3) don't need to out-money the runner The reason you have to "out-money" the runner is to land your SEA Source so you can Scorch which, as I've mentioned in #1, is pretty damn hard. I've mostly used SEA Source to trash resources in this deck.

4) Fetch Priorities: This is where I think you have a great advantage, having made the deck, and knowing what to look for. Frequently, while piloting PBotDF, I was around 10 credits, or thereabouts and forced to rez one of my few ice + defend with Caprice or force getting Remote Locked by Caprice. My options were either: 1) atlas for ice, and fortify remote or fortify a central so I don't get medium dug, 2) atlas for money, 3) wait and see if I lose my caprice so I can find another one.

5) losing the psi game - the reason other decks, like RP and HB ETF can deal with losing a psi game is because of internal consistency: HB: better ice, Ash as a backup, tons of money flowing in, chance to hit with Beta Test, can recur cards with Vitruvius overadvancements. RP: Nisei Mk II, lower agenda density, better ice, able to play 3x Caprice with Batty backup. Is rich. I've not found that PBotDF was as rich as either of these other IDs, and has serious problems rezzing a lot of ice.
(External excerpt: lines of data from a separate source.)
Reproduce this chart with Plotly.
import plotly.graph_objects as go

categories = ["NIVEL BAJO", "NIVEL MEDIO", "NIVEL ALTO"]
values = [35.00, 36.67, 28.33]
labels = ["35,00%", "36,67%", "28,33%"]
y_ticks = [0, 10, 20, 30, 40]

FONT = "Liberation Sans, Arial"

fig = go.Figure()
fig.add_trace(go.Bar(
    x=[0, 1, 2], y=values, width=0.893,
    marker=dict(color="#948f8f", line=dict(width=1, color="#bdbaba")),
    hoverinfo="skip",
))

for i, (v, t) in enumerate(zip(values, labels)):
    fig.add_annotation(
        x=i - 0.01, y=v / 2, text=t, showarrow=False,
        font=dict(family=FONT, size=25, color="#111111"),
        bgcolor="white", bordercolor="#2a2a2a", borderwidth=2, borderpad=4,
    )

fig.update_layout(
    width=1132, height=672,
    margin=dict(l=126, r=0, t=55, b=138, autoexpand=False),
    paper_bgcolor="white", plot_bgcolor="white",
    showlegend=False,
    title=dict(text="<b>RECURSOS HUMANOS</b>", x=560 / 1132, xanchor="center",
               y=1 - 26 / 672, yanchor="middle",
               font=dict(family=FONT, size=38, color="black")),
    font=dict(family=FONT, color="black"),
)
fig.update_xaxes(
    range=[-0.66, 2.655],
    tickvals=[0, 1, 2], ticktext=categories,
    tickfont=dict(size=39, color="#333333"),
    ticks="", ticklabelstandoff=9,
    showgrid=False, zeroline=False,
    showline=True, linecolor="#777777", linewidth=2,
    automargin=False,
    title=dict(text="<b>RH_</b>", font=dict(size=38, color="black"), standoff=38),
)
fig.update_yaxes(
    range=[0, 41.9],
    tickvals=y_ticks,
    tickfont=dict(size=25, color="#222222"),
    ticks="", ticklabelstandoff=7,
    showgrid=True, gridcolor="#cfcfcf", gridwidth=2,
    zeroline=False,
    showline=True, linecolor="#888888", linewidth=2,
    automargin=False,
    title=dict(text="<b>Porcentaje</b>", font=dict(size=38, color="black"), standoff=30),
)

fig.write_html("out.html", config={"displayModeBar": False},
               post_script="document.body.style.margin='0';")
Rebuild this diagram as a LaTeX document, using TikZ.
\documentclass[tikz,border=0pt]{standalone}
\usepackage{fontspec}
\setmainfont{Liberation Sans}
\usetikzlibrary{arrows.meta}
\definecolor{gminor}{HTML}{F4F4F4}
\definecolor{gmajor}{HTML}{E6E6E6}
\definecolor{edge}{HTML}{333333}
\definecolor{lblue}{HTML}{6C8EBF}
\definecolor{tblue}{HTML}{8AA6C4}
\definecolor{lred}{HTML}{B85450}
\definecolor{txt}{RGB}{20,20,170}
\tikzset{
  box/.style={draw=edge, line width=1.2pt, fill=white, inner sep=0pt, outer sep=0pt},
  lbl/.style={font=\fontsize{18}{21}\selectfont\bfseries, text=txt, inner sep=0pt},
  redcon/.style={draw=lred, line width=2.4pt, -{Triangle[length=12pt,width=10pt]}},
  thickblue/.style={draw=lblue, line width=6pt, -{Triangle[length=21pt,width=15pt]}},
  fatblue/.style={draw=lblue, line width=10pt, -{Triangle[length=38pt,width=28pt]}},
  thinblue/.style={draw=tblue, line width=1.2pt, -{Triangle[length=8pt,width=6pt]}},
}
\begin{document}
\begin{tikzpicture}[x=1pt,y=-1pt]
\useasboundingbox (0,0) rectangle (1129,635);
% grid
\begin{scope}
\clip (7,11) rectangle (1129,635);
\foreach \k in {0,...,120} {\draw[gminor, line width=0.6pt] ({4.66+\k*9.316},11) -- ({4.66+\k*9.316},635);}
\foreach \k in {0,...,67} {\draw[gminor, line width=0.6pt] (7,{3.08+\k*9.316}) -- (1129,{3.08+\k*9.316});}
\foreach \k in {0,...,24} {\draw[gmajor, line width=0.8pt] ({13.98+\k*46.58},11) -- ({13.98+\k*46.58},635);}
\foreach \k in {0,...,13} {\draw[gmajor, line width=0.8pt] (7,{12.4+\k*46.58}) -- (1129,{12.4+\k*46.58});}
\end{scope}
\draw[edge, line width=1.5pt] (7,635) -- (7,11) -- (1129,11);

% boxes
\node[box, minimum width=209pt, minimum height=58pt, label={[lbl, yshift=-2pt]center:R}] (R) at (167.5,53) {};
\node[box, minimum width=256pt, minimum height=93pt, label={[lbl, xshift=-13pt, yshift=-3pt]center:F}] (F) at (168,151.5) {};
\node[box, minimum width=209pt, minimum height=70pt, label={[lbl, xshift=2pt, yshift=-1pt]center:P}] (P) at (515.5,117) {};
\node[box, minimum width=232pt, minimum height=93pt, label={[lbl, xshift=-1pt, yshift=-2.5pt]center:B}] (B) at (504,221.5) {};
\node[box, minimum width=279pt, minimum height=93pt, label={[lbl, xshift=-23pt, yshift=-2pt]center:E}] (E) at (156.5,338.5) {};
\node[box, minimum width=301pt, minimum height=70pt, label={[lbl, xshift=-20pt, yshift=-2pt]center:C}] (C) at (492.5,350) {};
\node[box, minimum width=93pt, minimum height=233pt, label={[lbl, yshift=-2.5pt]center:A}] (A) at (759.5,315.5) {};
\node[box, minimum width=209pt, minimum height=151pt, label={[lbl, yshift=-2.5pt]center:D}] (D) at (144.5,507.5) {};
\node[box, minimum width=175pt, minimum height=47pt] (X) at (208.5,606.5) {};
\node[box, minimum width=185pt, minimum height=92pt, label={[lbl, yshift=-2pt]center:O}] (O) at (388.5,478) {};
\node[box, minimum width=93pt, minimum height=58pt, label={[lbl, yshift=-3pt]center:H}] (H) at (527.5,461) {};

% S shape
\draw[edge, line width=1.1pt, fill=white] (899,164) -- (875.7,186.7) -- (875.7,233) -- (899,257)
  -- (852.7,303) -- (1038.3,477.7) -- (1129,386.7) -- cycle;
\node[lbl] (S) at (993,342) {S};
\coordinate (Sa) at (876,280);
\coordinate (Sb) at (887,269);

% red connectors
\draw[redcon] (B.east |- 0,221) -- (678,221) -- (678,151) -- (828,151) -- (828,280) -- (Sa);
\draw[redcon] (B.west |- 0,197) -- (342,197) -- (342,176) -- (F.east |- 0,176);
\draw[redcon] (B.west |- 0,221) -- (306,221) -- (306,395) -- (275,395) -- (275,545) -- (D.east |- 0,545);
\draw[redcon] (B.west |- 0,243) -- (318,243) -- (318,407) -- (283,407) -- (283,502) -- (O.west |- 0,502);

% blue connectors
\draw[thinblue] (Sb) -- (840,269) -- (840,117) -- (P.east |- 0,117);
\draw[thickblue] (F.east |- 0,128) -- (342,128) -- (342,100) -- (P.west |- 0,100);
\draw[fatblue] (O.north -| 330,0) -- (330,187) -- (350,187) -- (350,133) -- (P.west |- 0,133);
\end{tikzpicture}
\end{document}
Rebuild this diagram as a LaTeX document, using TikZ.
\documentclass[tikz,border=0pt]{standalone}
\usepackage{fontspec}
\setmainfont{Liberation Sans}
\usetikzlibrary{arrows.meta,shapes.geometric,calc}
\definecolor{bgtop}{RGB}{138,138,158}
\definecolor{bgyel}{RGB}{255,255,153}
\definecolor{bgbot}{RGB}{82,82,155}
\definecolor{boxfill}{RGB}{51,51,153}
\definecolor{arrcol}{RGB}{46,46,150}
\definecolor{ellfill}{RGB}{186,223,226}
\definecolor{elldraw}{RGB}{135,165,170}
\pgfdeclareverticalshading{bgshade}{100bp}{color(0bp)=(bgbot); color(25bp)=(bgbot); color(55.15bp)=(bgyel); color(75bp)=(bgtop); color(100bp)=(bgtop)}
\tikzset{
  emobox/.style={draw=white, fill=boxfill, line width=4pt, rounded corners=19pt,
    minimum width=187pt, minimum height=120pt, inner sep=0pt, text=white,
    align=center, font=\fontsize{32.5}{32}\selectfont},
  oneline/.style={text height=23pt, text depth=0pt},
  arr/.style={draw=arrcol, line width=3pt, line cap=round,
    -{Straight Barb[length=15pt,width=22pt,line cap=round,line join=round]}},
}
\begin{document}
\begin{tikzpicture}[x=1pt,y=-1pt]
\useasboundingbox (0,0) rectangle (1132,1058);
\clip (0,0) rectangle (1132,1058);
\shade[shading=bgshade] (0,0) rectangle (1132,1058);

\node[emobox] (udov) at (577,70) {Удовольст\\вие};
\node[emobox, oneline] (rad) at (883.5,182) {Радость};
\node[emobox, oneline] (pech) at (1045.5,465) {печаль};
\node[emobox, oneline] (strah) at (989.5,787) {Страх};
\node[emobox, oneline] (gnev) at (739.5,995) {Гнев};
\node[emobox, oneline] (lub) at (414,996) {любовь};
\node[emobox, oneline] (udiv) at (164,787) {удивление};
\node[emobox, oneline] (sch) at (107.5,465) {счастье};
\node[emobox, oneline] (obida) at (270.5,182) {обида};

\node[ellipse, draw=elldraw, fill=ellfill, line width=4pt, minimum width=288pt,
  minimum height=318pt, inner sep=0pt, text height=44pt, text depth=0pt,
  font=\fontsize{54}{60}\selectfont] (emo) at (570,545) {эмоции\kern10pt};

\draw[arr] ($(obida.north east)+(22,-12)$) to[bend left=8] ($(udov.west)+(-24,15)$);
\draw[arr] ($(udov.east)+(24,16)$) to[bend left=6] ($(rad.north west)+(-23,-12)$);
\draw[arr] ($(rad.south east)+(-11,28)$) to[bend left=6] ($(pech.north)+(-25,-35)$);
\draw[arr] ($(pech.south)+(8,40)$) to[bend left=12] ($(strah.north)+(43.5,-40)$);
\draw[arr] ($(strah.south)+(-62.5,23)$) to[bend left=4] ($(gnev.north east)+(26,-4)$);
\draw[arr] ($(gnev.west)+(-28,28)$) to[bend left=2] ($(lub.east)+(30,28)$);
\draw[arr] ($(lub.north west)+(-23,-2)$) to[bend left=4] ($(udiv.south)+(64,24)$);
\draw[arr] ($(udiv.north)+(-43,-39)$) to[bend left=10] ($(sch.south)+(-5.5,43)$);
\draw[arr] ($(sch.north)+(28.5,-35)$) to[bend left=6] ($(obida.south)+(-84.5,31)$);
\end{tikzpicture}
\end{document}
That said, there's variance to consider.

Here's where I'd go with future revisions, take or leave what you want:

Corporate Sales Team (just came out!) - would easily replace Oaktown here, and will help smooth out your turns.

Excalibur becomes second Spiderweb, Wormhole becomes third Spiderweb.

Archer #2 becomes second Caduceus.

Snatch & Grab becomes either another piece of ICE or a third Mark Yale.